専門部署開設、東京の基幹拠点で対象商品の完全自動化も検討
ドイツポストDHLグループで3PL事業などを手掛けるDHLサプライチェーンは、グローバル規模で物流現場のデジタル化を進めている。日本と韓国を統括している日本法人も2019年8月に専門部署「デジタル推進室」を開設。日本国内で100余り展開している各拠点の現場オペレーションの自動化・省力化を推し進めている。
その一環として、東京・品川区の「東京物流センター」に19年、統合自動倉庫管理システムを導入。商品を収めた棚を持ち上げ、入出荷作業を担当するスタッフが待つエリアまで運ぶGTP(Goods to Person)型ロボットを13台投入し、ピッキングなどの作業を大幅に効率化することに成功した。
同センターでは次の段階として、対象とする商品に関しては庫内搬送などの業務までも含めて完全な自動化を図ることを視野に入れている。同センターの成功事例を他の国内拠点へ横展開し、人手不足が深刻化する日本の物流を持続可能なものにしていく上で大きく貢献していきたい考えだ。
「東京物流センター」で活躍するGTP型ロボット(DHLサプライチェーン提供)
作業効率が30%改善
ドイツポストDHLグループは19年10月、新たな事業戦略「ストラテジー2025-デジタル世界で卓越性を提供する」を発表。柱の1つに業務のデジタル化を据え、25年までに物流業務のデジタル化へ20億ユーロ(約2400億円)程度を投じることなどを打ち出した。庫内作業の自動化や輸配送経路最適化などにより、デジタル化投資は年間15億ユーロ(約1800億円)の利益をもたらすとの見方を示している。

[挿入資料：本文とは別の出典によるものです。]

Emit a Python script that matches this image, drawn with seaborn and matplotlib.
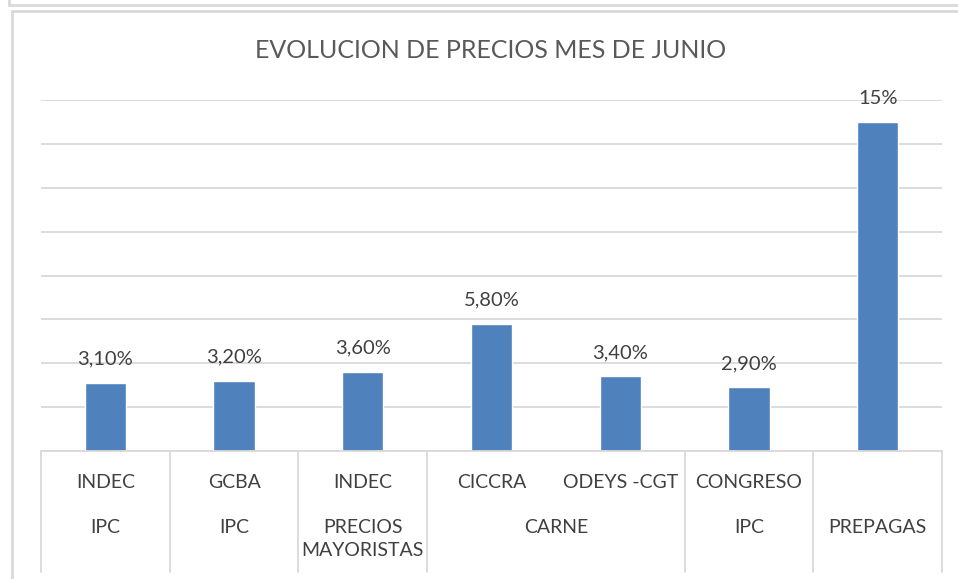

「ストラテジー2025」を発表するドイツポストDHLグループのフランク・アペルCEO(最高経営責任者)(DHLプレスリリースより引用)
DHLサプライチェーンは日本でも同戦略に沿ってデジタル推進室を設置。現場業務をどのように機械化・省人化していくかの検討を進めている。東京物流センターは多様な顧客の中の1つとして大手パソコンメーカーのパーツセンターを運営。顧客のPCにトラブルが発生した場合、迅速に必要とされる保守部品を供給するなど重要な機能を担っているが、生産性向上を目指し、日本国内で先進的な取り組みを進めていくためのモデルケースとしてロボット導入を決断した。
同社サービスロジスティクス事業本部で同センターの吉田清和ジェネラルマネージャーは「ロボット導入で効率的かつ(ピッキングミスなどの)エラーが発生しにくいソリューションを実現している」とデジタル化に手ごたえを感じている。実際、庫内をスタッフが歩き回る必要がなくなったため、作業効率は30%程度高まっているという。
同センターは同時に、これまで製品に同梱していた納品書と返却案内書のペーパーレスを実現するなどの効果も生み出している。DHLサプライチェーンの本間乾一朗執行役員サービスロジスティクス事業本部長は「東京物流センターはデジタル化の一例であり、他の拠点でもダイナミックなオートメーション化を進めていきたい。グローバルに事業を展開していることから、グローバル規模でさまざまな事例を積み重ねているので、他の国の取り組み例を日本でどの程度生かしていけるのかといったことも検証していきたい」と語る。東京物流センターもロボット導入台数を増やすことなどを検討している。